The cosine difference identity is found by simplifying Equation (2) by first squaring both sides:

\[(\cos(A - B) - 1)^{2} + (\sin(A - B) - 0)^{2} = (\cos(A) - \cos(B))^{2} + (\sin(A) - \sin(B))^{2}\]

Then we expand both sides

\[[\cos^{2}(A - B) - 2\cos(A - B) + 1] + \sin^{2}(A - B) = [\cos^{2}(A) - 2\cos(A)\cos(B) + \cos^{2}(B)] + [\sin^{2}(A) - 2\sin(A)\sin(B) + \sin^{2}(B)]\]

We can combine some like terms:

\[[\cos^{2}(A - B) + \sin^{2}(A - B)] - 2\cos(A - B) + 1 = [\cos^{2}(A) + \sin^{2}(A)] + [\cos^{2}(B) + \sin^{2}(B)] - 2\sin(A)\sin(B) - 2\cos(A)\cos(B)]\]
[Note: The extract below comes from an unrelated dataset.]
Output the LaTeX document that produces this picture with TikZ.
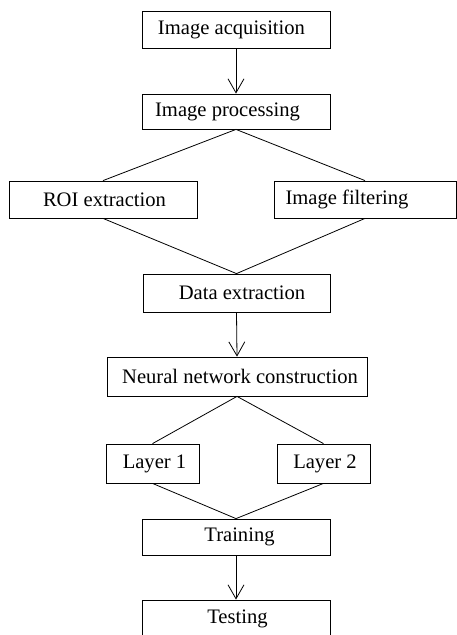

Finally, using the Pythagorean identities yields

\[1 - 2\cos(A - B) + 1 = 1 + 1 - 2\cos(A)\cos(B) - 2\sin(A)\sin(B)\]

\[- 2\cos(A - B) = - 2\cos(A)\cos(B) - 2\sin(A)\sin(B)\]

\[\cos(A - B) = \cos(A)\cos(B) + \sin(A)\sin(B)\]

Summary

*In this section, we studied the following important concepts and ideas:*

- Sum and Difference Identities
\[\cos(A - B) = \cos(A)\cos(B) + \sin(A)\sin(B)\]

\[\cos(A + B) = \cos(A)\cos(B) - \sin(A)\sin(B)\]

\[\sin(A - B) = \sin(A)\cos(B) - \cos(A)\sin(B)\]

\[\sin(A + B) = \sin(A)\cos(B) + \cos(A)\sin(B)\] - Cofunction Identities

See page 266 for a list of the cofunction identities.